The official IRAN Persian daily reported Monday that Ahmadinejad, as head of the Supreme Council of the Cultural Revolution, ordered the enactment of an October ruling by the council to ban all Western music, including classical music, on state broadcast outlets.

Ahmadinejad's order means the state broadcasting authority must execute the decree and prepare a report on its implementation within six months, according to the IRAN Persian daily.

Earlier this month, Ali Rahbari, conductor of Tehran's symphony orchestra, resigned and left Iran to protest the treatment of the music industry in Iran.

Music was outlawed by Khomeini soon after the 1979 revolution. Many musicians went abroad and built an Iranian music industry in Los Angeles.

But as revolutionary fervor started to fade, some light classical music was allowed on Iranian radio and television; some public concerts reappeared in the late 1980s. Since Khomeini's death in 1989, pop music has been creeping into Iranian shops.

In the 1990s, particularly during the presidency of reformist Mohammad Khatami starting in 1997, authorities began relaxing restrictions further. These days in Iran, Western music, films and clothing are widely available. Bootleg videos and DVDs of films banned by the state are widely available on the black market.

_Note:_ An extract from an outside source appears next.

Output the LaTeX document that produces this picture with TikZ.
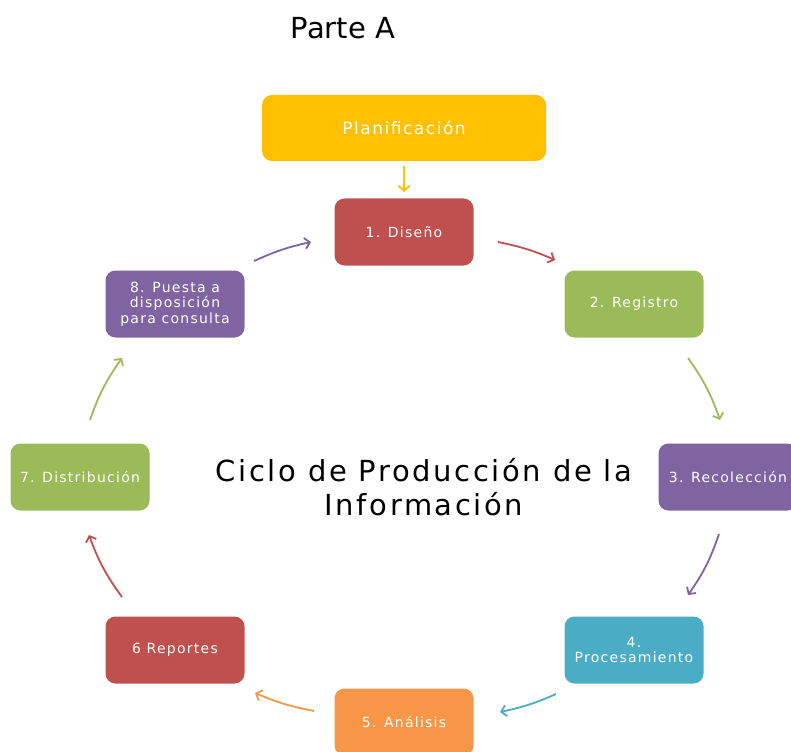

The ban enacted by Ahmadinejad applies to state-run radio and TV. But Iranians with satellite dishes can get broadcasts originating outside the country.

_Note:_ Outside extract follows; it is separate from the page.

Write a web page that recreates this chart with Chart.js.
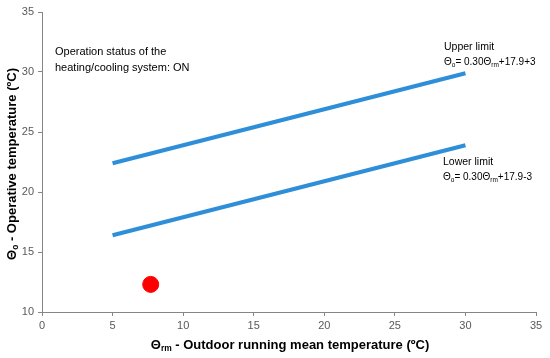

  • At 6:49 AM, Anonymous Anonymous said…

    << Ahmadinejad is not the sort of guy you want to befriend. Although some revisionists were happy to see a head of state call the Holocaust a "myth," >>

    Well, since my comments on this keep getting deleted at the Revisionist Forum, I want to reiterate that these radical Muslim countries do not have freedom of speech, and if Revisionists become too closely associated with them they will lose.

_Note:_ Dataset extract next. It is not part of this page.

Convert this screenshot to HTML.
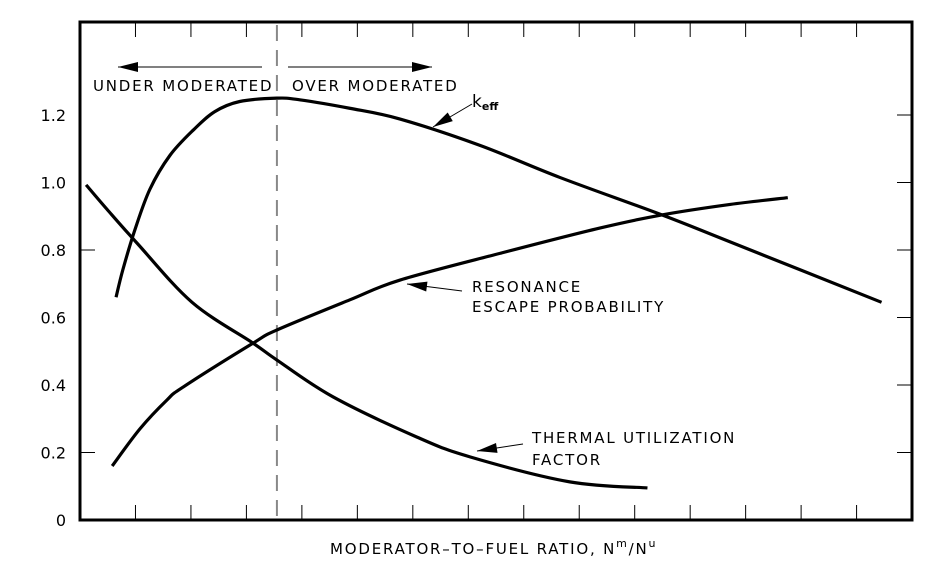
<!DOCTYPE html>
<html><head><meta charset="utf-8"><style>
body{margin:0;background:#fff}
svg{display:block;font-family:"DejaVu Sans","Liberation Sans",sans-serif}
</style></head><body>
<svg id="c" width="937" height="572">
<rect x="0" y="0" width="937" height="572" fill="#fff"/>
<g id="g"></g>
</svg>
<script>
const yTicks=[0,0.2,0.4,0.6,0.8,1.0,1.2];
const yTickLabels=["0","0.2","0.4","0.6","0.8","1.0","1.2"];
const xTicks=[1,2,3,4,5,6,7,8,9,10,11,12,13,14];
const keffX=[0.65,0.77,0.99,1.26,1.62,2.04,2.43,2.88,3.55,3.96,4.86,5.77,7.21,8.65,10.49,11.72,14.45];
const keffY=[0.66,0.74,0.86,0.98,1.08,1.155,1.21,1.24,1.25,1.245,1.22,1.188,1.11,1.015,0.904,0.824,0.645];
const resX=[0.58,1.08,1.57,1.86,3.12,3.55,4.86,5.77,7.57,9.37,10.49,11.72,12.76];
const resY=[0.16,0.27,0.356,0.394,0.524,0.563,0.652,0.711,0.79,0.865,0.904,0.935,0.955];
const thX=[0.11,0.49,1.03,2.02,3.12,3.55,4.56,6.07,7.03,8.83,10.23];
const thY=[0.993,0.92,0.82,0.645,0.524,0.474,0.365,0.246,0.187,0.113,0.095];
const dividerX=3.55;
const L=80,R=912,T=22,B=520;
const sx=v=>L+v*55.47, sy=v=>B-v*337.5;
const ns="http://www.w3.org/2000/svg", g=document.getElementById('g');
function mk(t,a,txt){const e=document.createElementNS(ns,t);for(const k in a)e.setAttribute(k,a[k]);if(txt!==undefined)e.textContent=txt;g.appendChild(e);return e;}
function smooth(xs,ys){const p=xs.map((x,i)=>[sx(x),sy(ys[i])]);let d="M"+p[0][0]+","+p[0][1];
for(let i=0;i<p.length-1;i++){const p0=p[i-1]||p[i],p1=p[i],p2=p[i+1],p3=p[i+2]||p2;
d+=" C"+(p1[0]+(p2[0]-p0[0])/6)+","+(p1[1]+(p2[1]-p0[1])/6)+" "+(p2[0]-(p3[0]-p1[0])/6)+","+(p2[1]-(p3[1]-p1[1])/6)+" "+p2[0]+","+p2[1];}return d;}
let e;
e=mk('rect',{x:L,y:T,width:R-L,height:B-T,fill:'none',stroke:'#000','stroke-width':3});

xTicks.forEach(t=>{
 e=mk('line',{x1:sx(t),x2:sx(t),y1:B,y2:B-15,stroke:'#000','stroke-width':1});
 
 e=mk('line',{x1:sx(t),x2:sx(t),y1:T,y2:T+15,stroke:'#000','stroke-width':1});
 
});
yTicks.forEach((t,i)=>{
 e=mk('text',{x:66,y:sy(t)+6,'text-anchor':'end','font-size':16,fill:'#000'},yTickLabels[i]);
 
 if(t>0){e=mk('line',{x1:R-15,x2:R,y1:sy(t),y2:sy(t),stroke:'#000','stroke-width':1});
 }
});
[0.2,0.8].forEach(t=>{e=mk('line',{x1:L,x2:L+15,y1:sy(t),y2:sy(t),stroke:'#000','stroke-width':1});
 });
e=mk('line',{x1:sx(dividerX),x2:sx(dividerX),y1:T+3,y2:B,stroke:'#888','stroke-width':2,'stroke-dasharray':'16,9'});

[[keffX,keffY,'keff-curve'],[resX,resY,'resonance-escape-curve'],[thX,thY,'thermal-utilization-curve']].forEach(s=>{
 e=mk('path',{d:smooth(s[0],s[1]),fill:'none',stroke:'#000','stroke-width':3.2});
 
});
function arrow(x1,y1,x2,y2,name){
 e=mk('line',{x1:x1,y1:y1,x2:x2,y2:y2,stroke:'#000','stroke-width':1});
 
 const a=Math.atan2(y2-y1,x2-x1),l=20,w=5;
 const bx=x2-l*Math.cos(a),by=y2-l*Math.sin(a);
 e=mk('polygon',{points:`${x2},${y2} ${bx-w*Math.sin(a)},${by+w*Math.cos(a)} ${bx+w*Math.sin(a)},${by-w*Math.cos(a)}`,fill:'#000'});
 
}
arrow(262,67,118,67,'under-moderated-arrow');
arrow(288,67,432,67,'over-moderated-arrow');
arrow(472,104,433,127,'keff-pointer');
arrow(462,291,407,284,'resonance-pointer');
arrow(523,444,477,451,'thermal-pointer');
function txt(x,y,s,name,fs){e=mk('text',{x:x,y:y,'font-size':fs||15,'letter-spacing':1.8,fill:'#000'},s);
 return e;}
txt(93,91,'UNDER MODERATED','under-moderated-label');
txt(292,91,'OVER MODERATED','over-moderated-label');
e=mk('text',{x:472,y:107,'font-size':17,fill:'#000'});
e.innerHTML='k<tspan font-size="11" font-weight="bold" dy="3">eff</tspan>';
txt(472,292,'RESONANCE','resonance-label-1');
txt(472,312,'ESCAPE PROBABILITY','resonance-label-2');
txt(532,443,'THERMAL UTILIZATION','thermal-label-1');
txt(532,465,'FACTOR','thermal-label-2');
e=mk('text',{x:330,y:554,'font-size':15,'letter-spacing':1.8,fill:'#000'});

e.innerHTML='MODERATOR–TO–FUEL RATIO, N<tspan font-size="11" dy="-7">m</tspan><tspan dy="7">/N</tspan><tspan font-size="11" dy="-7">u</tspan>';
</script>
</body></html>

    It is not a question of "getting the word of Revisionism out" but doing so credibly. That can't be done if Revisionism becomes seen as sponsored by Islamic propaganda.

    If the Iranian President and others really want to help they can support Revisionists who are imprisoned for Thoughtcrimes.

    Also, the idea of an Islamic Revisionist conference is a joke. Revisionists would be far safer in the United States, where the most they will have to worry about is not overstaying their visas and where terrorism is limited to placards and stinkbombs from the JDL.

    What is needed is exactly what Germar Rudolf advises, "cautious mainstream Revisionism."

    ~ Scott Smith

  • At 11:38 AM, Blogger Bradley R. Smith said…

    Scott: I agree that what we really need, and what we would really prefer as well, is a "mainstream" revisionist movement. That's where I began and where I ecxpect to end. Nevertheless, I was condemned from the beginning as an anti-Semite, condemned as a racist, condemned as a hater, condemned, condemned and it never ended. There is (almost) no one in the mainstream in America who is willing to talk about revisionist issues.

    It was that way in 1979 when I got into this, and nothing has changed. One way to get out to the mainstream is to follow the story and demonstrate the vaule of revisionist arguments to it. I think it wise, if chancy, to use the rising tide of revisionist comment in the Muslim world to further the case for revisionism. We do not have to accept Iranian politics, do not have to agree with all Iranian cultrual values.

    But why not point out, as I have been doing recently, that revisionist arguments are spreading quickly through the educated Arab and Muslim worlds? It's the truth. And I rather have to agree with one very sensible comment by the Iranian president.

    If the Europeans were ashamed of European behavior toward the Jews before and during WWII, and felt the need to give Jews land, they should have given them land in Europe, not land on another continent owned by another poeple who did not want to give up their own land to foreigners. What could be simpler? What American politician is ever going to say it?

    We can follow the growth of revisionism around the world without compromising our own values. Why not? I am willing to say the same thing to Arabs as I am to Istraelis and Americans. Intellectual freedom is either there for all of us, or it's not there. I understand that in much of the Arab/Muslim world, it is not there.